▸ Task to complete
Copy out all lines that hold "this".

----- Material for the task

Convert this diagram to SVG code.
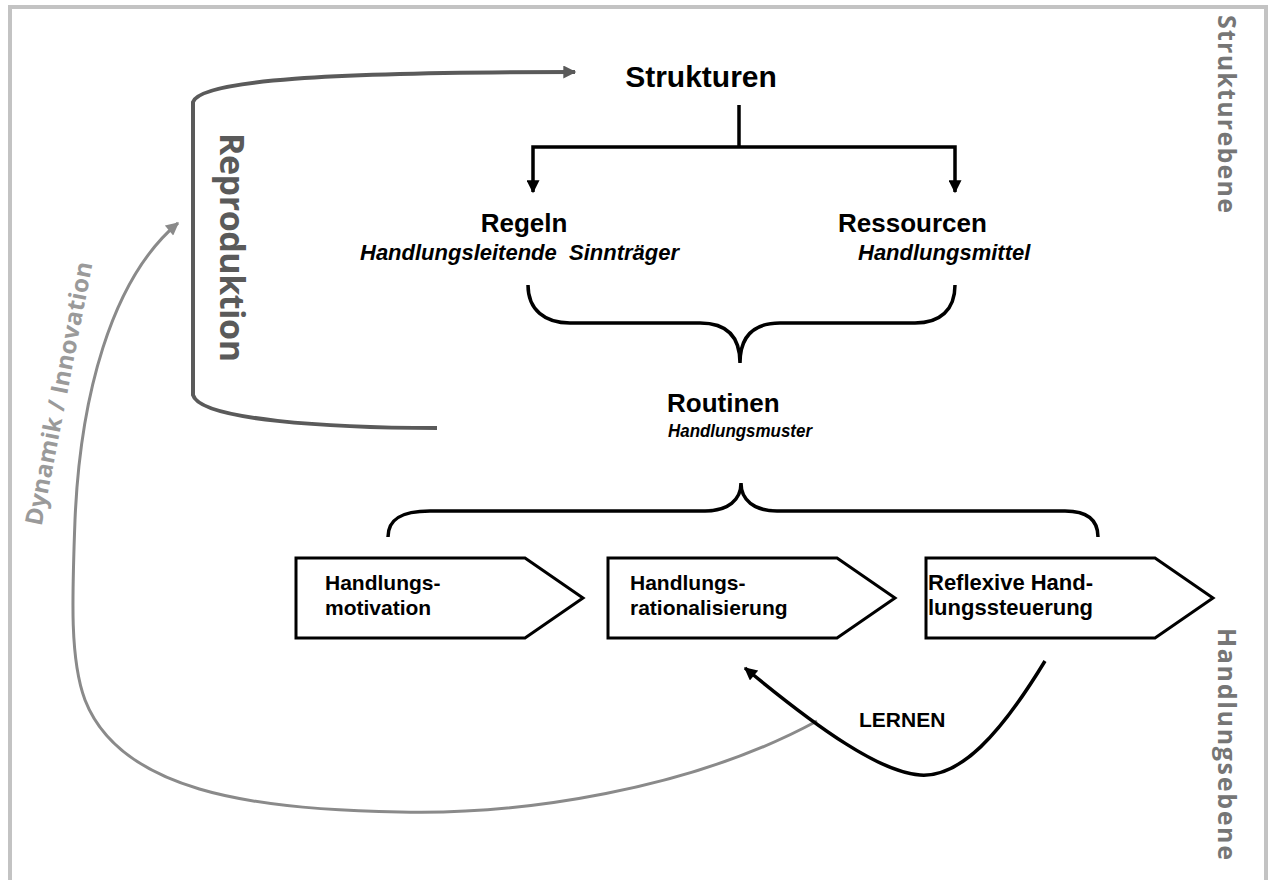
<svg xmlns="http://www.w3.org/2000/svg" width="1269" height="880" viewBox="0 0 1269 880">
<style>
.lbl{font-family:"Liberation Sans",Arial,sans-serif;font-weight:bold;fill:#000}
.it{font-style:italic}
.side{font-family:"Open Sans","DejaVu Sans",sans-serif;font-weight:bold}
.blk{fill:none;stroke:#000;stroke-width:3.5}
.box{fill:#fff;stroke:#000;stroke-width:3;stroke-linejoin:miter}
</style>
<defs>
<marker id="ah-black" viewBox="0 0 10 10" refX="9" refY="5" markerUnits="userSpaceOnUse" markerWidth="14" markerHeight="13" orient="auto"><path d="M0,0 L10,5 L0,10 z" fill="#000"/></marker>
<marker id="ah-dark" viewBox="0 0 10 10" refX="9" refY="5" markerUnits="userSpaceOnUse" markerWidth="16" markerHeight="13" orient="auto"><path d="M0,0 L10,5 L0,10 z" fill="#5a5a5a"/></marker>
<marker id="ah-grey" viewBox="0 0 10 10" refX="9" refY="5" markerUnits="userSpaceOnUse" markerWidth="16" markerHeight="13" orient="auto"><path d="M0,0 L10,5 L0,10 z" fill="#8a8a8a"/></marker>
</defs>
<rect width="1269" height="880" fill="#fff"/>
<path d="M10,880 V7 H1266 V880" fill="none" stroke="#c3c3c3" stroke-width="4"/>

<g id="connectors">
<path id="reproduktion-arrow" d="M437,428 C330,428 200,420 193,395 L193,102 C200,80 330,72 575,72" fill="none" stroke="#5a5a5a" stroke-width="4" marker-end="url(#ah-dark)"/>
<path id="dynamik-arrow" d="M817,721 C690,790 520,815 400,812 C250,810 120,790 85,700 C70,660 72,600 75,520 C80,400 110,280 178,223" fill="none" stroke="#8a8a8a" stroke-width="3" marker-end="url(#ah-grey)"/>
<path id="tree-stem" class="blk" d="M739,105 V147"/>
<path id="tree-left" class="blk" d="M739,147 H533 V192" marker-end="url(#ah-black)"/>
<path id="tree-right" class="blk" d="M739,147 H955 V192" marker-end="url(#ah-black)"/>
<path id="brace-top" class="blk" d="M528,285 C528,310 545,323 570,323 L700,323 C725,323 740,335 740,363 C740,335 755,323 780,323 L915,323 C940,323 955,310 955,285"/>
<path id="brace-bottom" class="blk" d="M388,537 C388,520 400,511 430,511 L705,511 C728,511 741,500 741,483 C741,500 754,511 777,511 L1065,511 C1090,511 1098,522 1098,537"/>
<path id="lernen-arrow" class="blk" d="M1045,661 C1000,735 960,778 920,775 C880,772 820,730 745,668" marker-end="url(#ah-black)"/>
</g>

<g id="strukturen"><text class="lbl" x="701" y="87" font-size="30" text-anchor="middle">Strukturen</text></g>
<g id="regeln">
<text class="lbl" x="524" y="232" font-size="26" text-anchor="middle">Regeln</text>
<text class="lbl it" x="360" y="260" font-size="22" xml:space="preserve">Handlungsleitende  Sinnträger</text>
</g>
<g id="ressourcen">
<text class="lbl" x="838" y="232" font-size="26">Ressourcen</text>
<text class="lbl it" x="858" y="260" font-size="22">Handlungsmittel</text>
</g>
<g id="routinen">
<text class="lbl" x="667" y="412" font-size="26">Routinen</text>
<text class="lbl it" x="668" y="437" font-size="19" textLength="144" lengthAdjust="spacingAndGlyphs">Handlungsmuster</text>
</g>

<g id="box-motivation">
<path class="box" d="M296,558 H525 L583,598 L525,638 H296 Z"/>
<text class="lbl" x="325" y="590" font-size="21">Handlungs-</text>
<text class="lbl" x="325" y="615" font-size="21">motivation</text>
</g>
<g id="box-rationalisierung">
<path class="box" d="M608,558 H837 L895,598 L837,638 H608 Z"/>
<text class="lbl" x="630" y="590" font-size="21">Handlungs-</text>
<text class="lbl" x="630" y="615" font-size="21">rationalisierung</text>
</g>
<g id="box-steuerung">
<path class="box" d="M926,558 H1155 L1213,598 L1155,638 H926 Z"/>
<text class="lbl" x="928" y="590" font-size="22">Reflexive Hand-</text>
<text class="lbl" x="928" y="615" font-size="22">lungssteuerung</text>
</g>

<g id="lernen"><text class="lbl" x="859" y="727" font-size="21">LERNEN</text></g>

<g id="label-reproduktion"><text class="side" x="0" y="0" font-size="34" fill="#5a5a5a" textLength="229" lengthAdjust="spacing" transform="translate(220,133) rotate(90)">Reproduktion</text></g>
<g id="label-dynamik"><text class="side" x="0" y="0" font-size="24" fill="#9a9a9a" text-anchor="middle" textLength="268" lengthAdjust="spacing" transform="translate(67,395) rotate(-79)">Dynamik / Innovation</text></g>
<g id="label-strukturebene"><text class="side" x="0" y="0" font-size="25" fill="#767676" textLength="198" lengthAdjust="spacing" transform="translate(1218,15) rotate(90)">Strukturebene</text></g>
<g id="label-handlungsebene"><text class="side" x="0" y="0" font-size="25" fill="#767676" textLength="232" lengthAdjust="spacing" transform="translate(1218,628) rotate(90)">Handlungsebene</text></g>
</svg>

----------
----- Material for the task

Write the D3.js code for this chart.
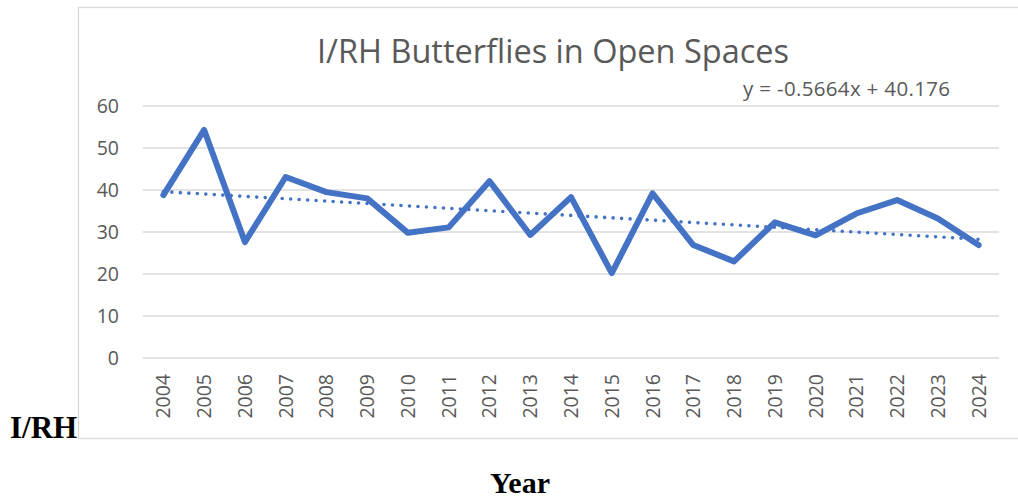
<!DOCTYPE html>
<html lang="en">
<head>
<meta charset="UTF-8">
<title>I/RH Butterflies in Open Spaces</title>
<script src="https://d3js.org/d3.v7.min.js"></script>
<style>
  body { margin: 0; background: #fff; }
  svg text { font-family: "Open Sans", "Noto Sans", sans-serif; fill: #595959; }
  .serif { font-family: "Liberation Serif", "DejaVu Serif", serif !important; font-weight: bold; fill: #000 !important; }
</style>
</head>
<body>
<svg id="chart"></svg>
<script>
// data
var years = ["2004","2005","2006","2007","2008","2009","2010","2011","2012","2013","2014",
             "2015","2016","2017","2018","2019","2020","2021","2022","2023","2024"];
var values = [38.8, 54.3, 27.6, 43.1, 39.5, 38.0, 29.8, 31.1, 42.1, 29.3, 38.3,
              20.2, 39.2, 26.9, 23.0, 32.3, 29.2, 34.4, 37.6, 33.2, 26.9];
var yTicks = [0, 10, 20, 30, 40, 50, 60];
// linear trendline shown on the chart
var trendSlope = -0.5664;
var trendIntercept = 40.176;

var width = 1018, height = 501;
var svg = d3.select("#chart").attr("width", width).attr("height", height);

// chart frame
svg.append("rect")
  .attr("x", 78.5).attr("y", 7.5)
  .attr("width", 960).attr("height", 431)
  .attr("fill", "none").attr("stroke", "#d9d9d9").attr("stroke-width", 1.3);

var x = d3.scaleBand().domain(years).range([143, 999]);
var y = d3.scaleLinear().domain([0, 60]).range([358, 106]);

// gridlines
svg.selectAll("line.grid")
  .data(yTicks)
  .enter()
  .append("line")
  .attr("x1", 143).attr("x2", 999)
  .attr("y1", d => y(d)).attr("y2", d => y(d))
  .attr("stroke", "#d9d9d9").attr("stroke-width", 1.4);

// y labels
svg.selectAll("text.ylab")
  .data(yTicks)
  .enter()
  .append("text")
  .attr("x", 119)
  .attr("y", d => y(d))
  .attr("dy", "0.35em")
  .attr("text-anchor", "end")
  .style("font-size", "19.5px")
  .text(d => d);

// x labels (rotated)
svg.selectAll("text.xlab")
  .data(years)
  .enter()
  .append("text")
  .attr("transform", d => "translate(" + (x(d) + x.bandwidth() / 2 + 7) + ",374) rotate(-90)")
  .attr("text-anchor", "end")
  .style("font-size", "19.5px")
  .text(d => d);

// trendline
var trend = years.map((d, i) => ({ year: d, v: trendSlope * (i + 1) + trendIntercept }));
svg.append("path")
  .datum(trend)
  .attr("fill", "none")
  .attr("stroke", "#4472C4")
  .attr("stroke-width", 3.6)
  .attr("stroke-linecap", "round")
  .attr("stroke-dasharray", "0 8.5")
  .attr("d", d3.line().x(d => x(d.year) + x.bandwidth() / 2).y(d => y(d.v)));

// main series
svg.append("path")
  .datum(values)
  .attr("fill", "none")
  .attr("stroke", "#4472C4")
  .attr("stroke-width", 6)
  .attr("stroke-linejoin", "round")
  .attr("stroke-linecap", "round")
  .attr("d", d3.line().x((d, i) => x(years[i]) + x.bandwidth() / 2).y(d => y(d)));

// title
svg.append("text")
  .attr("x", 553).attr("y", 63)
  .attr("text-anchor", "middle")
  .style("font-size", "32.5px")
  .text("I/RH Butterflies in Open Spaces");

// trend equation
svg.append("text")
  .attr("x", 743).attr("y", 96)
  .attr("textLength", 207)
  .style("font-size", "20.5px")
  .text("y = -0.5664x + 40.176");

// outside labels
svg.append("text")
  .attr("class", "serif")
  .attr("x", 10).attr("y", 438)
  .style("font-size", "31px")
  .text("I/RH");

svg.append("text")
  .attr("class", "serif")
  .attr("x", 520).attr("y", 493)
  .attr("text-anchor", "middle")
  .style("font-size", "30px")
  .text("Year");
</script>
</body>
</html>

----------

▸ Written answer
Convert this diagram to SVG code.
Write the D3.js code for this chart.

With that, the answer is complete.